Prompt
Wherever the string "using" appears, copy the whole line.

Charts and diagrams as code
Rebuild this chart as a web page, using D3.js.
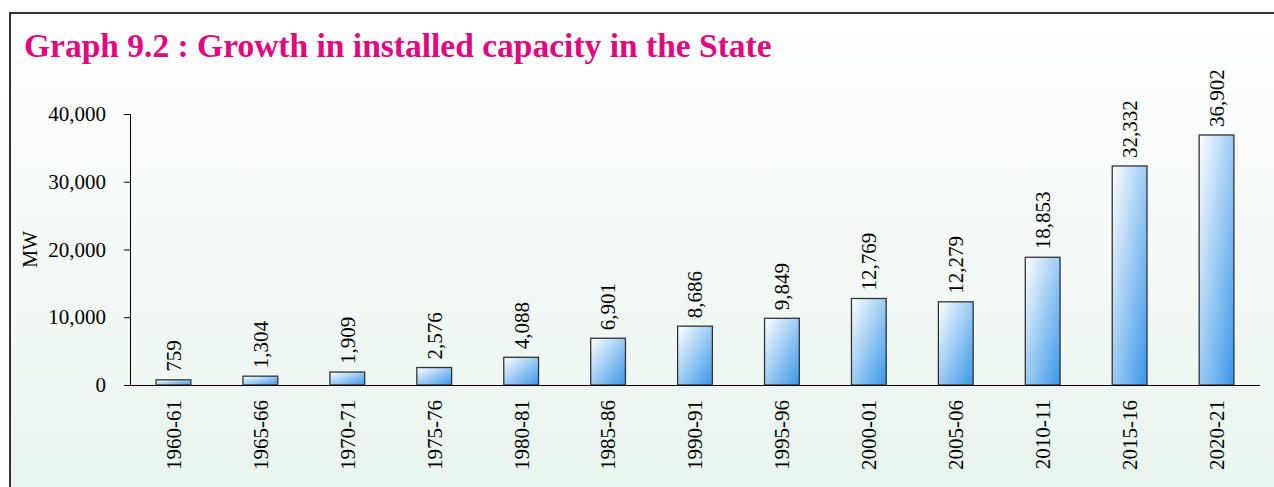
<!DOCTYPE html>
<meta charset="utf-8">
<style>
body { margin: 0; }
.axis text { font-family: "Liberation Serif", serif; font-size: 21px; fill: #000; }
.axis path, .axis line { stroke: #000; }
</style>
<body>
<script src="https://d3js.org/d3.v7.min.js"></script>
<script>

// data
var years = ["1960-61", "1965-66", "1970-71", "1975-76", "1980-81", "1985-86", "1990-91",
             "1995-96", "2000-01", "2005-06", "2010-11", "2015-16", "2020-21"];
var capacity = [759, 1304, 1909, 2576, 4088, 6901, 8686, 9849, 12769, 12279, 18853, 32332, 36902];
var yTicks = [0, 10000, 20000, 30000, 40000];

var data = years.map(function(d, i) { return {year: d, value: capacity[i]}; });

var W = 1274, H = 487;
var margin = {top: 114, left: 130, right: 14, bottom: 102};
var width = W - margin.left - margin.right,
    height = H - margin.top - margin.bottom;

var svg = d3.select("body").append("svg")
    .attr("width", W)
    .attr("height", H);

var defs = svg.append("defs");
var bg = defs.append("linearGradient").attr("id", "bg")
    .attr("x1", 0).attr("y1", 0).attr("x2", 0).attr("y2", 1);
bg.append("stop").attr("offset", "0%").attr("stop-color", "#ffffff");
bg.append("stop").attr("offset", "100%").attr("stop-color", "#e8f4ee");

var barGrad = defs.append("linearGradient").attr("id", "bar")
    .attr("x1", 0).attr("y1", 0).attr("x2", 1).attr("y2", 1);
barGrad.append("stop").attr("offset", "0%").attr("stop-color", "#ffffff");
barGrad.append("stop").attr("offset", "100%").attr("stop-color", "#3897e8");

// background panel with frame
svg.append("rect")
    .attr("width", W).attr("height", H)
    .attr("fill", "#ffffff");
svg.append("rect")
    .attr("x", 9).attr("y", 12)
    .attr("width", W).attr("height", H)
    .attr("fill", "url(#bg)");
svg.append("path")
    .attr("d", "M10," + H + "V13H" + W)
    .attr("fill", "none")
    .attr("stroke", "#333")
    .attr("stroke-width", 2);

// title
svg.append("text")
    .attr("x", 24)
    .attr("y", 57)
    .style("font-family", "Liberation Serif, serif")
    .style("font-weight", "bold")
    .style("font-size", "33.5px")
    .style("fill", "#e2067f")
    .text("Graph 9.2 : Growth in installed capacity in the State");

var g = svg.append("g")
    .attr("transform", "translate(" + margin.left + "," + margin.top + ")");

var x = d3.scaleBand()
    .domain(years)
    .range([0, width])
    .paddingInner(0.6)
    .paddingOuter(0.3);

var y = d3.scaleLinear()
    .domain([0, 40000])
    .range([height, 0]);

// y axis
var yAxis = g.append("g")
    .attr("class", "axis")
    .call(d3.axisLeft(y).tickValues(yTicks).tickSize(6).tickPadding(18)
      .tickFormat(d3.format(",")));
yAxis.select(".domain").attr("d", "M-6,0.5H0.5V" + height);

g.append("text")
    .attr("transform", "translate(-100," + (height / 2) + ") rotate(-90)")
    .attr("text-anchor", "middle")
    .attr("dy", "0.35em")
    .style("font-family", "Liberation Serif, serif")
    .style("font-size", "20px")
    .text("MW");

// bars
g.selectAll(".bar")
    .data(data)
  .enter().append("rect")
    .attr("class", "bar")
    .attr("x", function(d) { return x(d.year); })
    .attr("y", function(d) { return y(d.value); })
    .attr("width", x.bandwidth())
    .attr("height", function(d) { return height - y(d.value); })
    .attr("fill", "url(#bar)")
    .attr("stroke", "#333")
    .attr("stroke-width", 1.3);

// value labels
g.selectAll(".val")
    .data(data)
  .enter().append("text")
    .attr("class", "val")
    .attr("transform", function(d) {
      return "translate(" + (x(d.year) + x.bandwidth() / 2) + "," + (y(d.value) - 8) + ") rotate(-90)";
    })
    .attr("dy", "0.35em")
    .style("font-family", "Liberation Serif, serif")
    .style("font-size", "21px")
    .text(function(d) { return d3.format(",")(d.value); });

// x axis
g.append("line")
    .attr("x1", 0).attr("x2", width)
    .attr("y1", height + 0.5).attr("y2", height + 0.5)
    .attr("stroke", "#000");

g.selectAll(".cat")
    .data(years)
  .enter().append("text")
    .attr("class", "cat")
    .attr("transform", function(d) {
      return "translate(" + (x(d) + x.bandwidth() / 2) + "," + (height + 15) + ") rotate(-90)";
    })
    .attr("text-anchor", "end")
    .attr("dy", "0.35em")
    .style("font-family", "Liberation Serif, serif")
    .style("font-size", "21px")
    .text(function(d) { return d; });

</script>
</body>
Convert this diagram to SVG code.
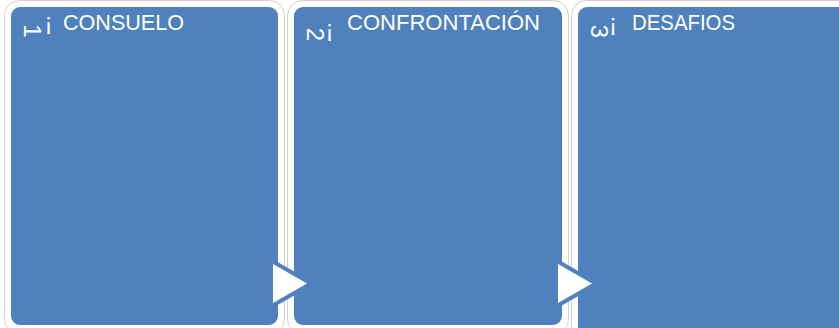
<svg xmlns="http://www.w3.org/2000/svg" width="839" height="328" viewBox="0 0 839 328">
  <style>
    .halo { fill: #ffffff; stroke: #d2d2d2; stroke-width: 1; }
    .box { fill: #4f81bd; stroke: #ffffff; stroke-width: 2; }
    .title { fill: #ffffff; font-family: "Liberation Sans", Arial, sans-serif; font-size: 21.5px; }
    .num { fill: #ffffff; font-family: "Liberation Sans", Arial, sans-serif; font-size: 24px; }
    .mark { fill: #ffffff; font-family: "Liberation Sans", Arial, sans-serif; font-size: 24px; }
    .arrow { fill: #ffffff; stroke: #4f81bd; stroke-width: 8; paint-order: stroke; stroke-linejoin: miter; }
  </style>
  <rect width="839" height="328" fill="#ffffff"/>

  <g id="node1">
    <rect class="halo" x="4.5" y="0.5" width="280" height="334" rx="15"/>
    <rect class="box" x="10" y="6" width="269" height="320" rx="10"/>
    <text class="num" transform="translate(24,31) rotate(90)" text-anchor="middle">1</text>
    <text class="mark" x="48.5" y="30" text-anchor="middle">¡</text>
    <text class="title" x="63" y="30" textLength="121" lengthAdjust="spacingAndGlyphs">CONSUELO</text>
  </g>

  <g id="node2">
    <rect class="halo" x="287.5" y="0.5" width="281" height="334" rx="15"/>
    <rect class="box" x="293" y="6" width="270" height="320" rx="10"/>
    <text class="num" transform="translate(307,34.5) rotate(90)" text-anchor="middle">2</text>
    <text class="mark" x="329.5" y="37" text-anchor="middle">¡</text>
    <text class="title" x="347" y="30" textLength="193" lengthAdjust="spacingAndGlyphs">CONFRONTACIÓN</text>
  </g>

  <g id="node3">
    <rect class="halo" x="571.5" y="0.5" width="300" height="340" rx="15"/>
    <rect class="box" x="577" y="6" width="290" height="330" rx="10"/>
    <text class="num" transform="translate(591,31.5) rotate(90)" text-anchor="middle">3</text>
    <text class="mark" x="613" y="31" text-anchor="middle">¡</text>
    <text class="title" x="632" y="30" textLength="103" lengthAdjust="spacingAndGlyphs">DESAFIOS</text>
  </g>

  <g id="connectors">
    <polygon class="arrow" points="273,264 307,283.5 273,303"/>
    <polygon class="arrow" points="558,264 592,283.5 558,303"/>
  </g>
</svg>
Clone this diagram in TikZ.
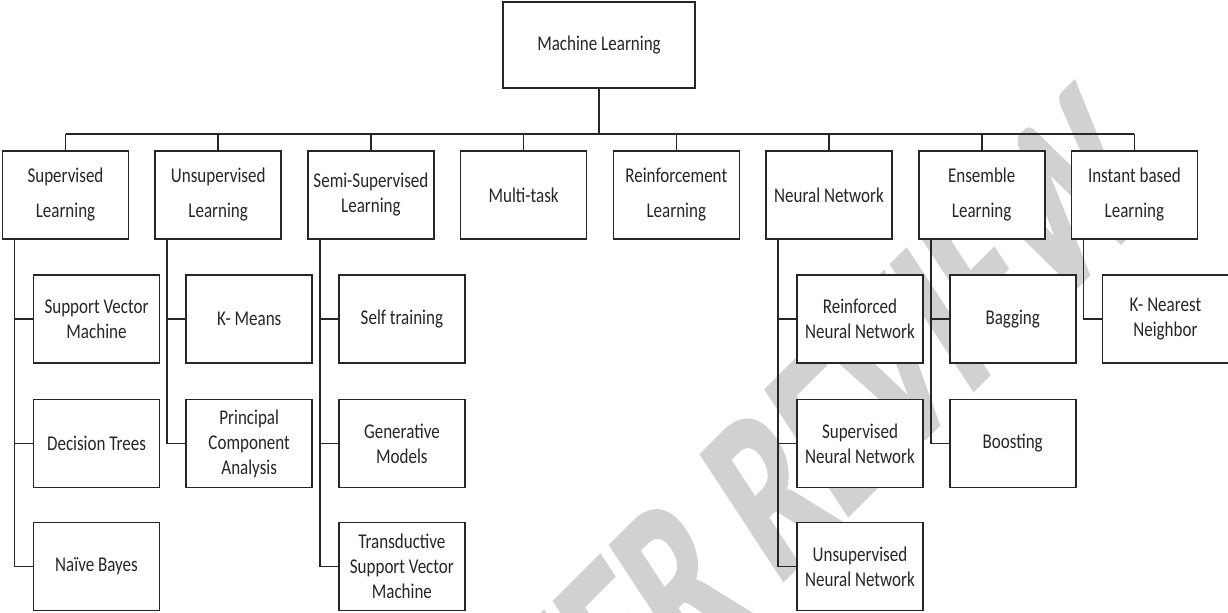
\documentclass[tikz,border=0pt]{standalone}
\usepackage{fontspec}
\setmainfont{Carlito}[FakeStretch=0.81]
\newfontfamily\wmfont{Carlito}[FakeBold=2]
\begin{document}
\begin{tikzpicture}[x=0.75pt,y=-0.75pt,
  every node/.style={inner sep=0pt,outer sep=0pt},
  box/.style={draw=black!85,line width=1.2pt,fill=white,align=center,
    text=black!85,font=\fontsize{15.75pt}{18.75pt}\selectfont,
    minimum width=94.5pt,minimum height=66pt},
  link/.style={draw=black!85,line width=1.2pt},
  wm/.style={text=black!18,font=\wmfont\bfseries\fontsize{137pt}{137pt}\selectfont}
]
\useasboundingbox (0,0) rectangle (1228,613);

% watermark behind the tree, squeezed like the rest of the lettering
\begin{scope}[xscale=0.81,transform shape]
\node[wm,rotate=39,yscale=1.35] (stamp) at (980,466) {PEER REVIEW};
\end{scope}

% root
\node[box,minimum width=144pt,minimum height=64.5pt] (ml) at (599,45) {Machine Learning};

% first level
\node[box] (sup)  at (65.5,195)  {Supervised\\[7.5pt]Learning};
\node[box] (uns)  at (218.2,195) {Unsupervised\\[7.5pt]Learning};
\node[box] (semi) at (370.9,195) {Semi-Supervised\\Learning};
\node[box] (mt)   at (523.6,195) {Multi-task};
\node[box] (rl)   at (676.3,195) {Reinforcement\\[7.5pt]Learning};
\node[box] (nn)   at (829,195)   {Neural Network};
\node[box] (ens)  at (981.7,195) {Ensemble\\[7.5pt]Learning};
\node[box] (ibl)  at (1134.4,195){Instant based\\[7.5pt]Learning};

% second level
\node[box] (svm)  at (96.5,319)   {Support Vector\\Machine};
\node[box] (dt)   at (96.5,443.5) {Decision Trees};
\node[box] (nb)   at (96.5,566.5) {Naïve Bayes};

\node[box] (km)   at (249.2,319)   {K- Means};
\node[box] (pca)  at (249.2,443.5) {Principal\\Component\\Analysis};

\node[box] (st)   at (401.9,319)   {Self training};
\node[box] (gm)   at (401.9,443.5) {Generative\\Models};
\node[box] (tsvm) at (401.9,566.5) {Transductive\\Support Vector\\Machine};

\node[box] (rnn)  at (860,319)   {Reinforced\\Neural Network};
\node[box] (snn)  at (860,443.5) {Supervised\\Neural Network};
\node[box] (unn)  at (860,566.5) {Unsupervised\\Neural Network};

\node[box] (bag)  at (1012.7,319)   {Bagging};
\node[box] (boo)  at (1012.7,443.5) {Boosting};

\node[box] (knn)  at (1165.4,319) {K- Nearest\\Neighbor};

% connectors: root trunk, main bar and drops
\coordinate (barL) at (65.5,134);
\coordinate (barR) at (1134.4,134);
\draw[link] (ml.south) -- (ml.south |- barL);
\draw[link] (barL) -- (barR);
\foreach \n in {sup,uns,semi,mt,rl,nn,ens,ibl}
  \draw[link] (\n.north) -- (\n.north |- barL);

% connectors: side spines to the sub-topics
\draw[link] ([xshift=9pt]sup.south west) |- (nb.west);
\draw[link] ([xshift=9pt]sup.south west |- svm.west) -- (svm.west);
\draw[link] ([xshift=9pt]sup.south west |- dt.west) -- (dt.west);

\draw[link] ([xshift=9pt]uns.south west) |- (pca.west);
\draw[link] ([xshift=9pt]uns.south west |- km.west) -- (km.west);

\draw[link] ([xshift=9pt]semi.south west) |- (tsvm.west);
\draw[link] ([xshift=9pt]semi.south west |- st.west) -- (st.west);
\draw[link] ([xshift=9pt]semi.south west |- gm.west) -- (gm.west);

\draw[link] ([xshift=9pt]nn.south west) |- (unn.west);
\draw[link] ([xshift=9pt]nn.south west |- rnn.west) -- (rnn.west);
\draw[link] ([xshift=9pt]nn.south west |- snn.west) -- (snn.west);

\draw[link] ([xshift=9pt]ens.south west) |- (boo.west);
\draw[link] ([xshift=9pt]ens.south west |- bag.west) -- (bag.west);

\draw[link] ([xshift=9pt]ibl.south west) |- (knn.west);
\end{tikzpicture}
\end{document}
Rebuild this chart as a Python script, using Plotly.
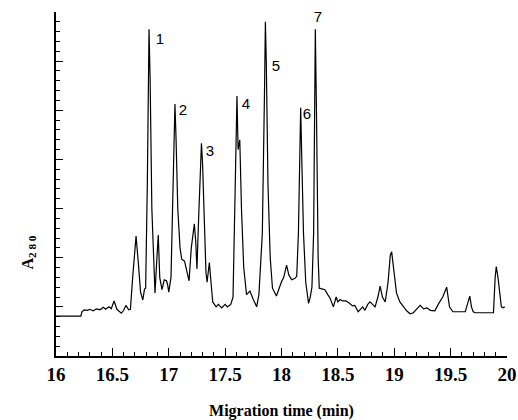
import plotly.graph_objects as go

# Migration time (min) and absorbance (arbitrary units, A280)
time_min = [16.00, 16.22, 16.23, 16.25, 16.28, 16.30, 16.33, 16.36, 16.39, 16.42, 16.44, 16.47, 16.49,
            16.515, 16.54, 16.56, 16.58, 16.60, 16.62, 16.645, 16.66, 16.68, 16.71, 16.73, 16.75, 16.77,
            16.785, 16.795, 16.81, 16.825, 16.835, 16.85, 16.865, 16.878, 16.895, 16.907, 16.92, 16.94,
            16.96, 16.98, 16.99, 17.00, 17.02, 17.04, 17.055, 17.065, 17.08, 17.10, 17.115, 17.14, 17.16,
            17.18, 17.20, 17.227, 17.24, 17.25, 17.265, 17.29, 17.30, 17.315, 17.33, 17.34, 17.36, 17.39,
            17.42, 17.44, 17.47, 17.50, 17.52, 17.55, 17.57, 17.59, 17.605, 17.615, 17.63, 17.645, 17.665,
            17.69, 17.72, 17.75, 17.78, 17.80, 17.83, 17.85, 17.857, 17.865, 17.88, 17.90, 17.92, 17.955,
            17.98, 18.00, 18.02, 18.045, 18.065, 18.09, 18.12, 18.135, 18.15, 18.17, 18.18, 18.195, 18.215,
            18.24, 18.255, 18.27, 18.285, 18.30, 18.31, 18.325, 18.335, 18.36, 18.385, 18.41, 18.43, 18.46,
            18.475, 18.485, 18.50, 18.52, 18.54, 18.57, 18.60, 18.63, 18.65, 18.68, 18.70, 18.72, 18.74,
            18.765, 18.785, 18.81, 18.83, 18.855, 18.875, 18.895, 18.92, 18.945, 18.965, 18.977, 18.995,
            19.02, 19.05, 19.08, 19.11, 19.14, 19.17, 19.20, 19.23, 19.26, 19.29, 19.32, 19.36, 19.39,
            19.41, 19.43, 19.465, 19.49, 19.52, 19.63, 19.655, 19.67, 19.685, 19.70, 19.72, 19.88, 19.895,
            19.905, 19.92, 19.935, 19.95, 19.965, 19.98]
absorbance = [0.81, 0.81, 0.90, 0.94, 0.93, 0.95, 0.92, 0.96, 0.94, 0.99, 0.95, 1.00, 0.96,
              1.12, 0.95, 0.90, 0.87, 0.93, 1.03, 0.94, 0.95, 1.6, 2.44, 1.9, 1.3, 1.14,
              1.36, 1.38, 3.5, 6.65, 5.6, 3.0, 1.8, 1.28, 2.0, 2.46, 1.6, 1.35,
              1.55, 1.53, 1.45, 1.3, 1.6, 3.5, 5.13, 4.4, 3.0, 2.2, 1.97, 1.93, 1.75,
              1.53, 2.2, 2.69, 2.3, 1.77, 2.8, 4.33, 3.9, 2.5, 1.7, 1.5, 1.9, 1.1,
              1.0, 1.05, 0.98, 1.05, 1.0, 1.05, 1.2, 3.5, 5.29, 4.2, 4.4, 3.0, 1.8,
              1.25, 1.32, 1.15, 1.0, 1.26, 2.5, 5.5, 6.80, 6.0, 3.5, 2.0, 1.38, 1.22,
              1.4, 1.51, 1.6, 1.85, 1.65, 1.55, 1.58, 1.62, 2.5, 5.05, 4.0, 2.5, 1.5,
              1.07, 1.2, 1.4, 2.5, 6.65, 5.0, 2.0, 1.38, 1.36, 1.35, 1.25, 1.18, 1.0,
              1.15, 1.2, 1.1, 1.15, 1.12, 1.12, 1.08, 1.02, 1.03, 0.9, 0.95, 1.0, 0.93,
              1.05, 1.1, 1.05, 1.0, 1.2, 1.42, 1.2, 1.1, 1.5, 2.05, 2.12, 1.8,
              1.28, 1.1, 1.0, 0.92, 0.86, 0.88, 0.96, 1.03, 0.96, 0.98, 0.93, 0.92, 1.05,
              1.12, 1.2, 1.40, 1.0, 0.9, 0.9, 1.1, 1.22, 1.0, 0.9, 0.88, 0.88, 1.6,
              1.82, 1.6, 1.3, 1.0, 0.98, 1.0]

peak_labels = ["1", "2", "3", "4", "5", "6", "7"]
peak_label_x = [16.922, 17.126, 17.366, 17.685, 17.951, 18.226, 18.324]
peak_label_y = [6.43, 4.99, 4.15, 5.11, 5.88, 4.90, 6.88]

x_ticks = [16, 16.5, 17, 17.5, 18, 18.5, 19, 19.5, 20]
x_tick_text = ["16", "16.5", "17", "17.5", "18", "18.5", "19", "19.5", "20"]

fig = go.Figure()
fig.add_trace(go.Scatter(x=time_min, y=absorbance, mode="lines",
                         line=dict(color="black", width=1.2), showlegend=False,
                         hoverinfo="skip"))
fig.add_trace(go.Scatter(x=peak_label_x, y=peak_label_y, mode="text", text=peak_labels,
                         textfont=dict(family="Liberation Sans", size=15, color="black"),
                         showlegend=False, hoverinfo="skip"))

fig.update_layout(
    width=518, height=420,
    margin=dict(l=56, r=11, t=12, b=64, autoexpand=False),
    paper_bgcolor="white", plot_bgcolor="white",
    xaxis=dict(range=[16, 20], tickvals=x_ticks, ticktext=x_tick_text, automargin=False,
               ticks="inside", ticklen=8, tickwidth=1.3, tickcolor="black",
               minor=dict(dtick=0.1, ticks="inside", ticklen=4, tickwidth=1.2, tickcolor="black"),
               showgrid=False, zeroline=False, showline=True, linecolor="black", linewidth=1.5,
               tickfont=dict(family="Liberation Serif", size=19, color="black", weight="bold"),
               title=dict(text="<b>Migration time (min)</b>", standoff=22,
                          font=dict(family="Liberation Serif", size=16, color="black"))),
    yaxis=dict(range=[0, 7], dtick=1, showticklabels=False, automargin=False,
               ticks="inside", ticklen=7, tickwidth=1.3, tickcolor="black",
               minor=dict(dtick=0.2, ticks="inside", ticklen=4, tickwidth=1.2, tickcolor="black"),
               showgrid=False, zeroline=False, showline=True, linecolor="black", linewidth=1.5),
)

fig.add_annotation(text="<b>A<sub>2 8 0</sub></b>", xref="paper", yref="y",
                   x=-0.086, y=2.1, showarrow=False, textangle=-90,
                   font=dict(family="Liberation Serif", size=16, color="black"))

fig.write_html("out.html", config={"displayModeBar": False},
               post_script="document.body.style.margin='0';document.body.style.overflow='hidden';")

Expected answer
Rebuild this chart as a web page, using D3.js.
Rebuild this chart as a Python script, using Plotly.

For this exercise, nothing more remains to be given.